POSH LONDON SHOPPING SPREE
T H U R S D A Y, 2 9 J U N E
Mummy and me drove up to London in the Volkswagen.
First went to ghastly Harrods where we got Diana four sherry glasses for her wedding - they’re her choice and they’re revolting. How she could have such bad taste I don't know. Then we went into Way In, the new Harrods boutique. It’s dark inside and music is playing, I can’t stand that sort of atmosphere when I'm with Ma, and they’ve got pretty weedy clothes there, but I did get a fab pale-pink towelling skirt nine inches above the knee. Then went to Lillywhites where I got a bikini. It's terribly small but a fab shape in pale pinks, blues and yellows.
At Liberty’s Ma got a little pill-box hat in a tiny blueish pattern that matches her suit for the wedding perfectly. At the end the lady serving us saw a dress I might like too. It's a greeny paisley pattern, very short, with buttons down the ruffled front. We also popped into Dickens & Jones where we got fab stockings for Chump and me. They stay up with a band of elastic at the top! We had lunch at the Danish Food Centre and the queue stretched onto the street. I had two open sandwiches (one chicken, one camembert), a fab choc almond pastry, and cold milk.
Wore pink skirt when I got home. I'm so pleased with it, it's terribly mini and goes with my pink hat.
It’s absolutely ROTTEN - the Stones have been sent to prison. Mick for three months for unlawful possession of drugs, and Keith Richard for a year for letting his house be used for smoking cannabis. Mick nearly fainted when he heard his charge, people had to help him out of the court-room. Marianne Faithfull was allowed to talk to him in his cell and she came out crying. It's so ridiculous, they’ve done nothing wrong, it’s only because they’re famous. What they do is their problem and nobody else has got the right to interfere. Now all the narrow-minded old fuddy-duddies in the country will think the Stones are morons when you couldn’t wish for a nicer person than Mick Jagger.

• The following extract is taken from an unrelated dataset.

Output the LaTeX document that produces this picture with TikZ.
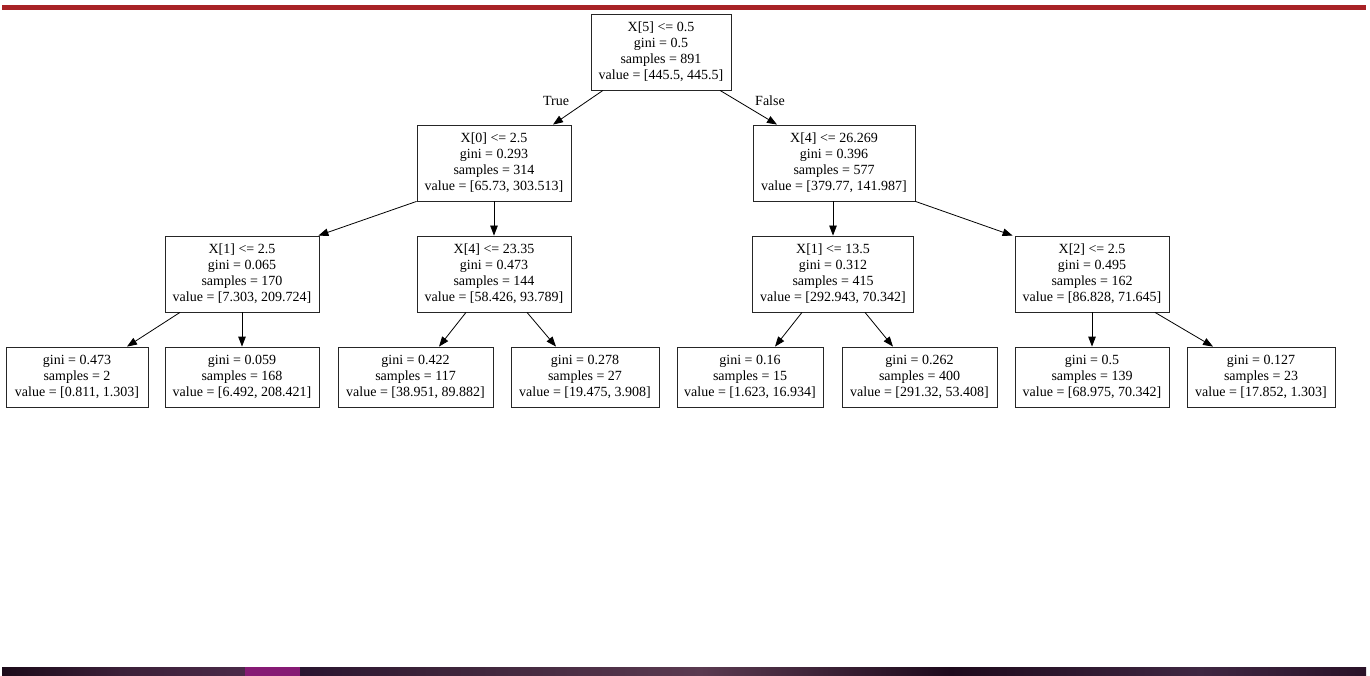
\documentclass[tikz,border=0pt]{standalone}
\usepackage{fontspec}
\setmainfont{Liberation Serif}
\usetikzlibrary{arrows.meta}
\definecolor{topred}{HTML}{A82226}
\definecolor{bA}{HTML}{1C0B1A}
\definecolor{bB}{HTML}{3B2038}
\definecolor{bC}{HTML}{4A2A48}
\definecolor{bM}{HTML}{861A74}
\definecolor{bD}{HTML}{2A1530}
\definecolor{bE}{HTML}{3A2238}
\definecolor{bF}{HTML}{5A3A50}
\definecolor{bG}{HTML}{1E0A1C}
\definecolor{bH}{HTML}{3F2742}
\definecolor{bI}{HTML}{2A1228}
\tikzset{
  box/.style={draw=black!85, line width=0.8pt, inner sep=0pt, align=center,
    font=\fontsize{14}{16}\selectfont, minimum height=76pt},
  leaf/.style={box, minimum height=60pt},
  edge/.style={line width=0.8pt, -{Triangle[length=10pt,width=7.5pt]}},
  elabel/.style={font=\fontsize{14}{16}\selectfont, inner sep=0pt}
}
\begin{document}
\begin{tikzpicture}[x=1pt,y=-1pt]
\useasboundingbox (0,0) rectangle (1370,676);
% top bar
\fill[topred] (2,5) rectangle (1366,10.5);
% bottom bar
\shade[left color=bA,right color=bB] (2,667) rectangle (120.5,676);
\shade[left color=bB,right color=bC] (120,667) rectangle (245.5,676);
\fill[bM] (245,667) rectangle (300.5,676);
\shade[left color=bD,right color=bE] (300,667) rectangle (420.5,676);
\shade[left color=bE,right color=bF] (420,667) rectangle (700.5,676);
\shade[left color=bF,right color=bG] (700,667) rectangle (950.5,676);
\shade[left color=bG,right color=bH] (950,667) rectangle (1200.5,676);
\shade[left color=bH,right color=bI] (1200,667) rectangle (1366,676);

% internal nodes
\node[box, minimum width=140pt] (root) at (661,52) {X[5] <= 0.5\\gini = 0.5\\samples = 891\\value = [445.5, 445.5]};
\node[box, minimum width=154pt] (n1) at (494,163) {X[0] <= 2.5\\gini = 0.293\\samples = 314\\value = [65.73, 303.513]};
\node[box, minimum width=162pt] (n2) at (834,163) {X[4] <= 26.269\\gini = 0.396\\samples = 577\\value = [379.77, 141.987]};
\node[box, minimum width=154pt] (n3) at (242,274) {X[1] <= 2.5\\gini = 0.065\\samples = 170\\value = [7.303, 209.724]};
\node[box, minimum width=154pt] (n4) at (494,274) {X[4] <= 23.35\\gini = 0.473\\samples = 144\\value = [58.426, 93.789]};
\node[box, minimum width=161pt] (n5) at (833,274) {X[1] <= 13.5\\gini = 0.312\\samples = 415\\value = [292.943, 70.342]};
\node[box, minimum width=154pt] (n6) at (1092,274) {X[2] <= 2.5\\gini = 0.495\\samples = 162\\value = [86.828, 71.645]};
% leaves
\node[leaf, minimum width=142pt] (l1) at (77,377) {gini = 0.473\\samples = 2\\value = [0.811, 1.303]};
\node[leaf, minimum width=154pt] (l2) at (242,377) {gini = 0.059\\samples = 168\\value = [6.492, 208.421]};
\node[leaf, minimum width=155pt] (l3) at (415.5,377) {gini = 0.422\\samples = 117\\value = [38.951, 89.882]};
\node[leaf, minimum width=148pt] (l4) at (585,377) {gini = 0.278\\samples = 27\\value = [19.475, 3.908]};
\node[leaf, minimum width=146pt] (l5) at (750,377) {gini = 0.16\\samples = 15\\value = [1.623, 16.934]};
\node[leaf, minimum width=155pt] (l6) at (919.5,377) {gini = 0.262\\samples = 400\\value = [291.32, 53.408]};
\node[leaf, minimum width=154pt] (l7) at (1092,377) {gini = 0.5\\samples = 139\\value = [68.975, 70.342]};
\node[leaf, minimum width=148pt] (l8) at (1261,377) {gini = 0.127\\samples = 23\\value = [17.852, 1.303]};

% edges
\draw[edge] ([xshift=-58pt]root.south) -- ([xshift=59pt]n1.north);
\draw[edge] ([xshift=59pt]root.south) -- ([xshift=-57pt]n2.north);
\node[elabel] (tl) at (556,101) {True};
\node[elabel] (fl) at (770,101) {False};
\draw[edge] (n1.south west) -- ([xshift=-1pt]n3.north east);
\draw[edge] (n1.south) -- (n4.north);
\draw[edge] ([xshift=-1pt]n2.south) -- (n5.north);
\draw[edge] (n2.south east) -- ([xshift=-2pt]n6.north west);
\draw[edge] ([xshift=-62pt]n3.south) -- ([xshift=50pt]l1.north);
\draw[edge] (n3.south) -- (l2.north);
\draw[edge] ([xshift=-28pt]n4.south) -- ([xshift=23.5pt]l3.north);
\draw[edge] ([xshift=33pt]n4.south) -- ([xshift=-29pt]l4.north);
\draw[edge] ([xshift=-31pt]n5.south) -- ([xshift=25pt]l5.north);
\draw[edge] ([xshift=32pt]n5.south) -- ([xshift=-26.5pt]l6.north);
\draw[edge] (n6.south) -- (l7.north);
\draw[edge] ([xshift=63pt]n6.south) -- ([xshift=-48pt]l8.north);
\end{tikzpicture}
\end{document}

On 17 March Keith Richards' Sussex home was raided and he later accused of allowing his house to be used for the smoking of cannabis resin. Mick Jagger was accused of the possession of four tablets. This led to the summer trial that pitted the counterculture against the establishment. On 29 June, Jagger was sentenced to three months’ imprisonment and Richards to one year; both were imprisoned that night but released on bail the next day, pending appeal.
The Times ran a famous editorial 'Who Breaks a Butterfly on a Wheel' (an Alexander Pope quote) in which editor William Rees-Mogg took an unexpectedly critical stance on the sentencing. Jagger had been treated far more harshly for a first offense than “any purely anonymous young man,” he wrote.
On 31 July both charges were overturned.